We all have more influence over our lives than we think – the world doesn’t defeat us, we do. Not me, not in any trial, not in this lifetime.
Isiah 50:5-9a
5 Lord Yahweh has opened my ear and I have not resisted, I have not turned away.
6 I have offered my back to those who struck me, my cheeks to those who plucked my beard; I have not turned my face away from insult and spitting.
7 Lord Yahweh comes to my help, this is why insult has not touched me, this is why I have set my face like flint and know that I shall not be put to shame.
8 He who grants me saving justice is near! Who will bring a case against me? Let us appear in court together! Who has a case against me? Let him approach me!
9 Look, Lord Yahweh is coming to my help! Who dares condemn me? Look at them, all falling apart like moth-eaten clothes!
(even if you don’t post this due to its ecclesiastical nature, I thought I would share it with you)
The sesquicentennial of Abraham Lincoln’s Cooper Union Speech in New York City on February 27, 1860, is fast approaching. At the end of the speech the audience was electrified.
“If our sense of duty forbids this, then let us stand by our duty, fearlessly and effectively. Let us be diverted by none of those sophistical contrivances wherewith we are so industriously plied and belabored – contrivances such as groping for some middle ground between the right and the wrong, vain as the search for a man who should be neither a living man nor a dead man – such as a policy of “don’t care” on a question about which all true men do care – such as Union appeals beseeching true Union men to yield to Disunionists, reversing the divine rule, and calling, not the sinners, but the righteous to repentance – such as invocations to Washington, imploring men to unsay what Washington said, and undo what Washington did.

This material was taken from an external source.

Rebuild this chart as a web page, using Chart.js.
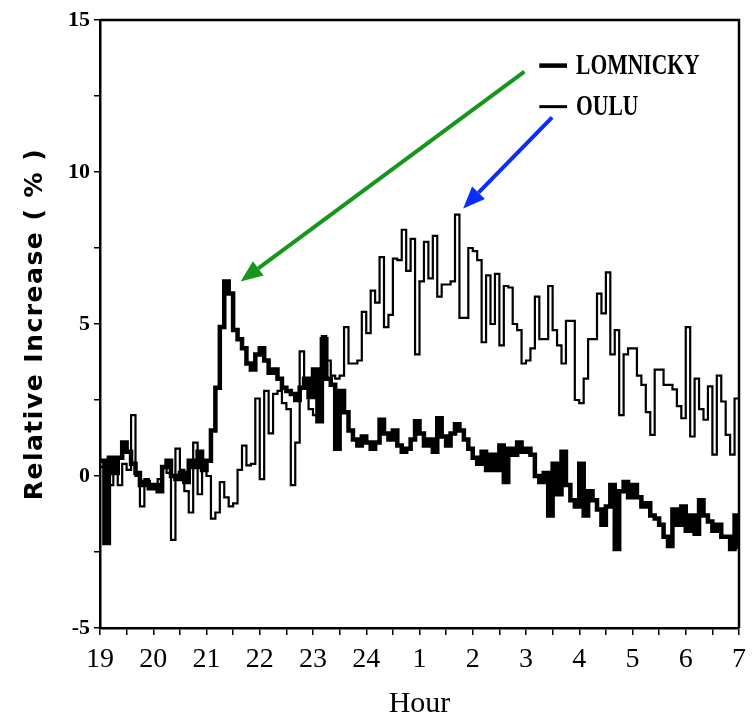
<!DOCTYPE html>
<html>
<head>
<meta charset="utf-8">
<script src="https://cdn.jsdelivr.net/npm/chart.js@4/dist/chart.umd.min.js"></script>
<style>
  body { margin: 0; background: #fff; }
  #wrap { width: 754px; height: 722px; }
</style>
</head>
<body>
<div id="wrap"><canvas id="chart" width="754" height="722"></canvas></div>
<script>
// tick labels for the hour axis (x value = hours after 19:00)
const hourLabels = ['19', '20', '21', '22', '23', '24', '1', '2', '3', '4', '5', '6', '7'];
const BIN_MINUTES = 5;

// relative increase (%), one value per 5 minute bin
const lomnicky = [
  0.5, -2.2, 0.6, 0.1, 0.6, 1.1, 0.8, 0.4, 0.1, -0.3, -0.2, -0.4,      // 19h
  -0.3, -0.5, 0.3, 0.5, 0.0, -0.1, 0.1, -0.2, 0.5, 0.3, 0.8, 0.2,      // 20h
  0.5, 1.5, 2.9, 4.9, 6.4, 6.0, 4.8, 4.5, 4.2, 3.7, 3.5, 4.0,          // 21h
  4.2, 3.8, 3.4, 3.5, 3.2, 2.9, 2.8, 2.7, 2.5, 2.9, 3.2, 2.6,          // 22h
  3.5, 1.8, 4.5, 3.2, 3.0, 0.9, 2.8, 2.1, 1.5, 1.2, 1.0, 1.3,          // 23h
  1.1, 0.9, 1.1, 1.85, 1.4, 1.2, 1.5, 1.0, 0.8, 0.9, 1.2, 1.8,         // 24h
  1.4, 1.0, 1.2, 0.8, 1.9, 1.3, 1.0, 1.4, 1.7, 1.5, 1.2, 0.9,          // 1h
  0.6, 0.4, 0.8, 0.2, 0.7, 0.2, 1.0, -0.2, 0.9, 0.7, 1.1, 0.8,         // 2h
  0.9, 0.7, 0.0, -0.2, 0.1, -1.3, 0.4, -0.6, 0.8, -0.3, -0.8, -1.0,    // 3h
  0.4, -1.3, -0.5, -0.8, -1.1, -1.6, -1.0, -0.3, -2.4, -0.5, -0.2, -0.7, // 4h
  -0.3, -0.7, -1.0, -0.9, -1.3, -1.4, -1.6, -2.0, -2.3, -1.1, -1.6, -1.0, // 5h
  -1.8, -1.3, -1.9, -0.8, -1.3, -1.5, -1.8, -1.6, -2.0, -2.0, -2.4, -1.3, // 6h
  -2.4
];

const oulu = [
  0.3, 0.5, -0.3, 0.3, -0.3, 0.4, 0.2, 2.0, 0.0, -1.0, -0.1, -0.3,     // 19h
  -0.4, -0.1, 0.3, 0.1, -2.1, 0.9, 0.2, -0.5, -1.2, 1.1, -0.6, 0.3,    // 20h
  0.0, -1.4, -1.2, -0.2, -0.7, -1.0, -0.9, 0.2, 1.0, 0.35, 0.4, 2.55,  // 21h
  -0.1, 2.8, 1.4, 2.7, 2.8, 2.4, 2.2, -0.3, 1.1, 4.1, 3.0, 2.2,        // 22h
  2.0, 3.3, 4.6, 3.8, 3.3, 3.2, 3.3, 4.9, 3.7, 3.7, 3.8, 5.4,          // 23h
  4.7, 6.1, 5.7, 7.2, 4.9, 5.3, 7.15, 7.1, 8.1, 6.75, 7.8, 4.0,        // 24h
  6.4, 7.7, 6.5, 7.9, 5.9, 6.3, 6.3, 6.4, 8.6, 5.2, 5.2, 7.5,          // 1h
  7.4, 7.1, 4.4, 6.6, 5.0, 6.65, 4.3, 6.25, 6.2, 5.0, 4.8, 3.7,        // 2h
  3.8, 4.2, 5.9, 4.5, 4.5, 6.25, 4.8, 4.3, 3.7, 5.1, 5.1, 2.5,         // 3h
  2.4, 3.2, 4.5, 4.5, 6.0, 5.35, 6.7, 4.0, 4.8, 2.0, 4.0, 4.2,         // 4h
  4.2, 3.3, 3.0, 2.1, 1.35, 3.5, 3.5, 3.0, 3.0, 2.85, 2.3, 1.9,        // 5h
  4.9, 1.3, 3.2, 2.2, 1.85, 2.95, 0.7, 3.3, 2.45, 1.35, 0.7, 2.55,     // 6h
  2.55
];

function toPoints(values) {
  return values.map(function (v, i) { return { x: i * BIN_MINUTES / 60, y: v }; });
}

// annotation anchors, in data units (hours after 19:00, %)
const greenArrow = { from: [7.97, 13.3], to: [2.64, 6.4] };
const blueArrow = { from: [8.49, 11.8], to: [6.82, 8.8] };
const legendRows = [
  { label: 'LOMNICKY', y: 13.5, width: 4.5 },
  { label: 'OULU', y: 12.15, width: 3 }
];

function drawArrow(ctx, x0, y0, x1, y1, color) {
  const ang = Math.atan2(y1 - y0, x1 - x0);
  const head = 22, half = 9;
  const bx = x1 - head * Math.cos(ang), by = y1 - head * Math.sin(ang);
  ctx.strokeStyle = color;
  ctx.lineWidth = 4;
  ctx.beginPath();
  ctx.moveTo(x0, y0);
  ctx.lineTo(bx, by);
  ctx.stroke();
  ctx.fillStyle = color;
  ctx.beginPath();
  ctx.moveTo(x1, y1);
  ctx.lineTo(bx + half * Math.sin(ang), by - half * Math.cos(ang));
  ctx.lineTo(bx - half * Math.sin(ang), by + half * Math.cos(ang));
  ctx.closePath();
  ctx.fill();
}

const overlay = {
  id: 'overlay',
  afterDraw(chart) {
    const ctx = chart.ctx, a = chart.chartArea;
    const x = chart.scales.x, y = chart.scales.y;
    ctx.save();

    // top and right side of the frame
    ctx.strokeStyle = '#000';
    ctx.lineWidth = 2.5;
    ctx.beginPath();
    ctx.moveTo(a.left, a.top);
    ctx.lineTo(a.right, a.top);
    ctx.lineTo(a.right, a.bottom);
    ctx.stroke();

    // legend inside the plot
    legendRows.forEach(function (row) {
      const py = y.getPixelForValue(row.y);
      ctx.strokeStyle = '#000';
      ctx.lineWidth = row.width;
      ctx.beginPath();
      ctx.moveTo(x.getPixelForValue(8.25), py);
      ctx.lineTo(x.getPixelForValue(8.77), py);
      ctx.stroke();
      ctx.save();
      ctx.translate(x.getPixelForValue(8.94), py);
      ctx.scale(0.72, 1);
      ctx.fillStyle = '#000';
      ctx.font = 'bold 30px "Liberation Serif"';
      ctx.textBaseline = 'middle';
      ctx.fillText(row.label, 0, 1);
      ctx.restore();
    });

    // arrows
    drawArrow(ctx, x.getPixelForValue(greenArrow.from[0]), y.getPixelForValue(greenArrow.from[1]),
      x.getPixelForValue(greenArrow.to[0]), y.getPixelForValue(greenArrow.to[1]), '#16961c');
    drawArrow(ctx, x.getPixelForValue(blueArrow.from[0]), y.getPixelForValue(blueArrow.from[1]),
      x.getPixelForValue(blueArrow.to[0]), y.getPixelForValue(blueArrow.to[1]), '#0a2cff');

    // y axis title, spaced out like the original
    ctx.translate(35, (a.top + a.bottom) / 2);
    ctx.rotate(-Math.PI / 2);
    ctx.fillStyle = '#000';
    ctx.font = 'bold 25px "DejaVu Sans"';
    ctx.letterSpacing = '1.5px';
    ctx.textAlign = 'center';
    ctx.textBaseline = 'middle';
    ctx.fillText('Relative Increase ( % )', 0, 0);
    ctx.restore();
  }
};

new Chart(document.getElementById('chart'), {
  type: 'line',
  data: {
    datasets: [{
      label: 'LOMNICKY',
      data: toPoints(lomnicky),
      borderColor: '#000',
      borderWidth: 4.5,
      stepped: true,
      pointRadius: 0
    }, {
      label: 'OULU',
      data: toPoints(oulu),
      borderColor: '#000',
      borderWidth: 2.2,
      stepped: true,
      pointRadius: 0
    }]
  },
  options: {
    responsive: false,
    animation: false,
    layout: { padding: { top: 20, right: 9, left: 0, bottom: 0 } },
    plugins: { legend: { display: false }, tooltip: { enabled: false } },
    scales: {
      x: {
        type: 'linear',
        min: 0,
        max: 12,
        afterFit: function (s) { s.height = 94; },
        border: { color: '#000', width: 2.5 },
        grid: { drawOnChartArea: false, color: '#000', lineWidth: 1.5, tickLength: 7 },
        ticks: {
          stepSize: 0.5,
          autoSkip: false,
          maxRotation: 0,
          padding: 8,
          color: '#000',
          font: { family: 'Liberation Serif', size: 28 },
          callback: function (v) { return Number.isInteger(v) ? hourLabels[v] : ''; }
        },
        title: {
          display: true,
          text: 'Hour',
          color: '#000',
          font: { family: 'Liberation Serif', size: 30 },
          padding: { top: 0, bottom: 0 }
        }
      },
      y: {
        min: -5,
        max: 15,
        afterFit: function (s) { s.width = 100; },
        border: { color: '#000', width: 2.5 },
        grid: { drawOnChartArea: false, color: '#000', lineWidth: 1.5, tickLength: 6 },
        ticks: {
          stepSize: 2.5,
          padding: 4,
          color: '#000',
          font: { family: 'Liberation Serif', size: 22, weight: 'bold' },
          callback: function (v) { return v % 5 === 0 ? String(v) : ''; }
        }
      }
    }
  },
  plugins: [overlay]
});
</script>
</body>
</html>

Neither let us be slandered from our duty by false accusations against us, nor frightened from it by menaces of destruction to the Government nor of dungeons to ourselves. LET US HAVE FAITH THAT RIGHT MAKES MIGHT, AND IN THAT FAITH, LET US, TO THE END, DARE TO DO OUR DUTY AS WE UNDERSTAND IT.”
This is the true language of “change.” It is not a slogan to fool a certain number of voters, but rested on bedrock beliefs and principles.
Well said, Mr. Cusumano.
Regardless of its religious denomination or background, a core truth has a power all its own which it carries to all people, regardless of their beliefs.
As I have learned both from studying various religions and the Course in Miracles, it is quite possible for one who is an atheist to have much more faith and vision than one who follows a religion.
It’s all about truth, which is available to us all, regardless of our religious connections or lack thereof.
“I choose to look inward and challenge myself to overcome any feelings or challenge the world presents to me. If I feel fear it is because I need to have more faith and act like it.
We all have more influence over our lives than we think – the world doesn’t defeat us, we do. Not me, not in any trial, not in this lifetime.”
Above, of course, are the words of Geoffrey Fieger.
“Each day, each hour and minute, even every second, you are deciding between the crucifixion and the resurrection; between the ego and the Holy Spirit. The ego is the choice for guilt; the Holy Spirit the choice for guiltlessness. The power of decision is all that is yours. What you can decide between is fixed, because there are no alternatives except truth and illusion. And there is no overlap between them, because they are opposites which cannot be reconciled and cannot both be true. You are guilty or guiltless, bound or free, happy or unhappy.”
And those words are from the section of the Text, The Decision for Guiltlessness, from “A Course in Miracles”. It is saying basically the same thing that Mr. Fieger is saying; not that we are never wrong, but that when we are acting upon divine guidance, or the Holy Spirit, we are free, and we act from truth. As Mr. Fieger so eloquently pointed out, some introspection is often necessary to meet this challenge, this choice to act in a way that is in tune with God.
What exactly is meant by “real faith” vs. “religious dogma?” In the end, aren’t both the belief in something without evidence? Good post (and good for you sticking by Jack Kevorkian all these years!), but is it really about faith, or is it about courage and thinking rationally in the face of stress and, sometimes, Human Stupidity?